▶ [WHAT YOU NEED TO DO] Quote the data below in full, minus the images.
=== MATERIAL PROVIDED ===
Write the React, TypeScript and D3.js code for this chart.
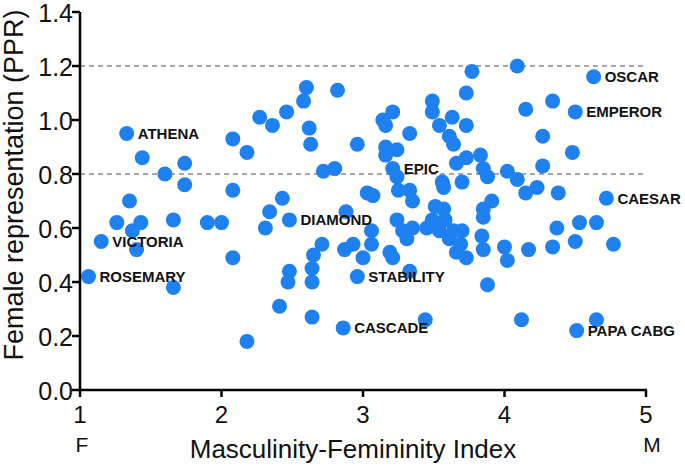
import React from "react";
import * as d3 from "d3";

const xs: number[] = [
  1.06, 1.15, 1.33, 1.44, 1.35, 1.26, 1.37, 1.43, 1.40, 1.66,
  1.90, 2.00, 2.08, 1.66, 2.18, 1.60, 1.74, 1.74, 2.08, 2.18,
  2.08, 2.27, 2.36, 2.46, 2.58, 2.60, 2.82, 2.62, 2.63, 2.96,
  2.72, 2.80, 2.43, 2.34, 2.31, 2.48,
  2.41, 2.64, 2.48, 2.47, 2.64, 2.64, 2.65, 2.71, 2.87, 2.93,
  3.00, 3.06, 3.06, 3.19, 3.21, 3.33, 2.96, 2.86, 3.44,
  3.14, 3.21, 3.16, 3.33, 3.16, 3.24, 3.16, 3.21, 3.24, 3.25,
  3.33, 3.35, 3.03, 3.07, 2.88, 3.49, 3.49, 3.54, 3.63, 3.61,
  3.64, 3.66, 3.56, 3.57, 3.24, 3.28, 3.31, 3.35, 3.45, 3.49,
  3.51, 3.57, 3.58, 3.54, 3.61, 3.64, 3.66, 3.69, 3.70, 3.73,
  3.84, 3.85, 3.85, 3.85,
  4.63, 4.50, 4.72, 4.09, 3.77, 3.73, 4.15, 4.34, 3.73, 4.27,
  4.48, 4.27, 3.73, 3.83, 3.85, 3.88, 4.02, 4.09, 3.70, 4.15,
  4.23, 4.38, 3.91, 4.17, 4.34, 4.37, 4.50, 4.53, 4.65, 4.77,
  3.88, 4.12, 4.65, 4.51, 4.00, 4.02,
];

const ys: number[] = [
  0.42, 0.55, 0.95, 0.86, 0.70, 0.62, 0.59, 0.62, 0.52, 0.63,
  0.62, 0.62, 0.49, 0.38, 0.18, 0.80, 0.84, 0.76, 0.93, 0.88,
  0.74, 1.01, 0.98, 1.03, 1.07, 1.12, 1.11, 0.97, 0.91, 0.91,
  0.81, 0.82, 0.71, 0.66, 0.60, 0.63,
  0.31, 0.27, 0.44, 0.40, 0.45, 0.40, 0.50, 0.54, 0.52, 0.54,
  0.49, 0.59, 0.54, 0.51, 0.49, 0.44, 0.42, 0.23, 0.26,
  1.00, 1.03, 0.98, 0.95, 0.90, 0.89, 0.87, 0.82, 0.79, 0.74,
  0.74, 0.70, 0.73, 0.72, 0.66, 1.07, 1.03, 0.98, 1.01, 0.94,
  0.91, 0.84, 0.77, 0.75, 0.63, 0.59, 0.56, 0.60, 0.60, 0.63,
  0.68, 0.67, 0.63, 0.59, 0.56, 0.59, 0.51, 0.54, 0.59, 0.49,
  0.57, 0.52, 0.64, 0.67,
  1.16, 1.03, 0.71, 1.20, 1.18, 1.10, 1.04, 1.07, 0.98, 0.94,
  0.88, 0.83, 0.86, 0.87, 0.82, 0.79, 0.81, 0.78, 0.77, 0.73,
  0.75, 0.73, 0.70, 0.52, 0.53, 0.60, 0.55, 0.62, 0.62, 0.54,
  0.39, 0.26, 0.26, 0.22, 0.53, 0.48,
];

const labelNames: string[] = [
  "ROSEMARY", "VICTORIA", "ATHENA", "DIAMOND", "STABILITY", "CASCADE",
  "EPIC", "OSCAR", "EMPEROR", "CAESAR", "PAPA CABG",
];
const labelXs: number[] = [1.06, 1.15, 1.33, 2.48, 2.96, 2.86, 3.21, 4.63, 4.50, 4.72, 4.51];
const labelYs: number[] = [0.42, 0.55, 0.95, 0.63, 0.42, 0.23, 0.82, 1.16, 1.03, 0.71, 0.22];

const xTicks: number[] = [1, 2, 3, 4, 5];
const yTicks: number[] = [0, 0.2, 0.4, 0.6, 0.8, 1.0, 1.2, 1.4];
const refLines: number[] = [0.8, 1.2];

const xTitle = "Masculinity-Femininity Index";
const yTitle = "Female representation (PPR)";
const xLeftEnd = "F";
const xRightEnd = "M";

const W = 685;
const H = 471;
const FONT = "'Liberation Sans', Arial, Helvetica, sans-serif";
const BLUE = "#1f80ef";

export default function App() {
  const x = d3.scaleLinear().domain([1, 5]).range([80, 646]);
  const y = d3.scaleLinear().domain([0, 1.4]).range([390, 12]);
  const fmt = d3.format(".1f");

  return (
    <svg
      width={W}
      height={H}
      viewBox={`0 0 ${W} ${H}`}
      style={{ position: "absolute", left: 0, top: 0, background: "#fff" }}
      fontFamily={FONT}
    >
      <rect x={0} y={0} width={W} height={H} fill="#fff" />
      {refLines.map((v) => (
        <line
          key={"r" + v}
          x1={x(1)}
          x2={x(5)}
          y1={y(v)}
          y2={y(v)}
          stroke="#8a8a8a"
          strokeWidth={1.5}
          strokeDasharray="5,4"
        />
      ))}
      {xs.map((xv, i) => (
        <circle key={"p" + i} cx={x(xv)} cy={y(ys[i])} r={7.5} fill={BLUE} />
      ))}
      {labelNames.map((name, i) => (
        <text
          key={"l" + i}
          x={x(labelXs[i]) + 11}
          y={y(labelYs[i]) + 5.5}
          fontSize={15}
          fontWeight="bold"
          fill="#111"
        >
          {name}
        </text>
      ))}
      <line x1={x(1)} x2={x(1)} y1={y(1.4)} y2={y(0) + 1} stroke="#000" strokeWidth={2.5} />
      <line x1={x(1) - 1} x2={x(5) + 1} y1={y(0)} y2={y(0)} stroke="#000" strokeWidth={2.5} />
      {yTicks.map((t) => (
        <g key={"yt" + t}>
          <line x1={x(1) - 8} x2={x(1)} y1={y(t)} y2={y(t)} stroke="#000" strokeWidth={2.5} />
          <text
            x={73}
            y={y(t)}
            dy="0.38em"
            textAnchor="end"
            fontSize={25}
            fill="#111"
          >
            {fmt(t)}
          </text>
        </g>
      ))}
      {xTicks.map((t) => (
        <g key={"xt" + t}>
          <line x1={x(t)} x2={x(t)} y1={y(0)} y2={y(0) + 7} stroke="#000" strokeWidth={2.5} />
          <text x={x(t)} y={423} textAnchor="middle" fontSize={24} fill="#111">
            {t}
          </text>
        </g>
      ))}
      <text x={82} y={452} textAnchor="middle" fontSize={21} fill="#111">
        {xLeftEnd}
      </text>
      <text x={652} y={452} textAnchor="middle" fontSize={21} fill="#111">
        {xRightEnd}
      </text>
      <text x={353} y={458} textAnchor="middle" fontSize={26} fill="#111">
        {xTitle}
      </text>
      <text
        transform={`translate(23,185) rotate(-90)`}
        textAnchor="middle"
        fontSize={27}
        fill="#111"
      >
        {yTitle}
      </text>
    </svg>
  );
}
===
▶ [RESULT FOR THIS EXERCISE]
Write the React, TypeScript and D3.js code for this chart.
import React from "react";
import * as d3 from "d3";

const xs: number[] = [
  1.06, 1.15, 1.33, 1.44, 1.35, 1.26, 1.37, 1.43, 1.40, 1.66,
  1.90, 2.00, 2.08, 1.66, 2.18, 1.60, 1.74, 1.74, 2.08, 2.18,
  2.08, 2.27, 2.36, 2.46, 2.58, 2.60, 2.82, 2.62, 2.63, 2.96,
  2.72, 2.80, 2.43, 2.34, 2.31, 2.48,
  2.41, 2.64, 2.48, 2.47, 2.64, 2.64, 2.65, 2.71, 2.87, 2.93,
  3.00, 3.06, 3.06, 3.19, 3.21, 3.33, 2.96, 2.86, 3.44,
  3.14, 3.21, 3.16, 3.33, 3.16, 3.24, 3.16, 3.21, 3.24, 3.25,
  3.33, 3.35, 3.03, 3.07, 2.88, 3.49, 3.49, 3.54, 3.63, 3.61,
  3.64, 3.66, 3.56, 3.57, 3.24, 3.28, 3.31, 3.35, 3.45, 3.49,
  3.51, 3.57, 3.58, 3.54, 3.61, 3.64, 3.66, 3.69, 3.70, 3.73,
  3.84, 3.85, 3.85, 3.85,
  4.63, 4.50, 4.72, 4.09, 3.77, 3.73, 4.15, 4.34, 3.73, 4.27,
  4.48, 4.27, 3.73, 3.83, 3.85, 3.88, 4.02, 4.09, 3.70, 4.15,
  4.23, 4.38, 3.91, 4.17, 4.34, 4.37, 4.50, 4.53, 4.65, 4.77,
  3.88, 4.12, 4.65, 4.51, 4.00, 4.02,
];

const ys: number[] = [
  0.42, 0.55, 0.95, 0.86, 0.70, 0.62, 0.59, 0.62, 0.52, 0.63,
  0.62, 0.62, 0.49, 0.38, 0.18, 0.80, 0.84, 0.76, 0.93, 0.88,
  0.74, 1.01, 0.98, 1.03, 1.07, 1.12, 1.11, 0.97, 0.91, 0.91,
  0.81, 0.82, 0.71, 0.66, 0.60, 0.63,
  0.31, 0.27, 0.44, 0.40, 0.45, 0.40, 0.50, 0.54, 0.52, 0.54,
  0.49, 0.59, 0.54, 0.51, 0.49, 0.44, 0.42, 0.23, 0.26,
  1.00, 1.03, 0.98, 0.95, 0.90, 0.89, 0.87, 0.82, 0.79, 0.74,
  0.74, 0.70, 0.73, 0.72, 0.66, 1.07, 1.03, 0.98, 1.01, 0.94,
  0.91, 0.84, 0.77, 0.75, 0.63, 0.59, 0.56, 0.60, 0.60, 0.63,
  0.68, 0.67, 0.63, 0.59, 0.56, 0.59, 0.51, 0.54, 0.59, 0.49,
  0.57, 0.52, 0.64, 0.67,
  1.16, 1.03, 0.71, 1.20, 1.18, 1.10, 1.04, 1.07, 0.98, 0.94,
  0.88, 0.83, 0.86, 0.87, 0.82, 0.79, 0.81, 0.78, 0.77, 0.73,
  0.75, 0.73, 0.70, 0.52, 0.53, 0.60, 0.55, 0.62, 0.62, 0.54,
  0.39, 0.26, 0.26, 0.22, 0.53, 0.48,
];

const labelNames: string[] = [
  "ROSEMARY", "VICTORIA", "ATHENA", "DIAMOND", "STABILITY", "CASCADE",
  "EPIC", "OSCAR", "EMPEROR", "CAESAR", "PAPA CABG",
];
const labelXs: number[] = [1.06, 1.15, 1.33, 2.48, 2.96, 2.86, 3.21, 4.63, 4.50, 4.72, 4.51];
const labelYs: number[] = [0.42, 0.55, 0.95, 0.63, 0.42, 0.23, 0.82, 1.16, 1.03, 0.71, 0.22];

const xTicks: number[] = [1, 2, 3, 4, 5];
const yTicks: number[] = [0, 0.2, 0.4, 0.6, 0.8, 1.0, 1.2, 1.4];
const refLines: number[] = [0.8, 1.2];

const xTitle = "Masculinity-Femininity Index";
const yTitle = "Female representation (PPR)";
const xLeftEnd = "F";
const xRightEnd = "M";

const W = 685;
const H = 471;
const FONT = "'Liberation Sans', Arial, Helvetica, sans-serif";
const BLUE = "#1f80ef";

export default function App() {
  const x = d3.scaleLinear().domain([1, 5]).range([80, 646]);
  const y = d3.scaleLinear().domain([0, 1.4]).range([390, 12]);
  const fmt = d3.format(".1f");

  return (
    <svg
      width={W}
      height={H}
      viewBox={`0 0 ${W} ${H}`}
      style={{ position: "absolute", left: 0, top: 0, background: "#fff" }}
      fontFamily={FONT}
    >
      <rect x={0} y={0} width={W} height={H} fill="#fff" />
      {refLines.map((v) => (
        <line
          key={"r" + v}
          x1={x(1)}
          x2={x(5)}
          y1={y(v)}
          y2={y(v)}
          stroke="#8a8a8a"
          strokeWidth={1.5}
          strokeDasharray="5,4"
        />
      ))}
      {xs.map((xv, i) => (
        <circle key={"p" + i} cx={x(xv)} cy={y(ys[i])} r={7.5} fill={BLUE} />
      ))}
      {labelNames.map((name, i) => (
        <text
          key={"l" + i}
          x={x(labelXs[i]) + 11}
          y={y(labelYs[i]) + 5.5}
          fontSize={15}
          fontWeight="bold"
          fill="#111"
        >
          {name}
        </text>
      ))}
      <line x1={x(1)} x2={x(1)} y1={y(1.4)} y2={y(0) + 1} stroke="#000" strokeWidth={2.5} />
      <line x1={x(1) - 1} x2={x(5) + 1} y1={y(0)} y2={y(0)} stroke="#000" strokeWidth={2.5} />
      {yTicks.map((t) => (
        <g key={"yt" + t}>
          <line x1={x(1) - 8} x2={x(1)} y1={y(t)} y2={y(t)} stroke="#000" strokeWidth={2.5} />
          <text
            x={73}
            y={y(t)}
            dy="0.38em"
            textAnchor="end"
            fontSize={25}
            fill="#111"
          >
            {fmt(t)}
          </text>
        </g>
      ))}
      {xTicks.map((t) => (
        <g key={"xt" + t}>
          <line x1={x(t)} x2={x(t)} y1={y(0)} y2={y(0) + 7} stroke="#000" strokeWidth={2.5} />
          <text x={x(t)} y={423} textAnchor="middle" fontSize={24} fill="#111">
            {t}
          </text>
        </g>
      ))}
      <text x={82} y={452} textAnchor="middle" fontSize={21} fill="#111">
        {xLeftEnd}
      </text>
      <text x={652} y={452} textAnchor="middle" fontSize={21} fill="#111">
        {xRightEnd}
      </text>
      <text x={353} y={458} textAnchor="middle" fontSize={26} fill="#111">
        {xTitle}
      </text>
      <text
        transform={`translate(23,185) rotate(-90)`}
        textAnchor="middle"
        fontSize={27}
        fill="#111"
      >
        {yTitle}
      </text>
    </svg>
  );
}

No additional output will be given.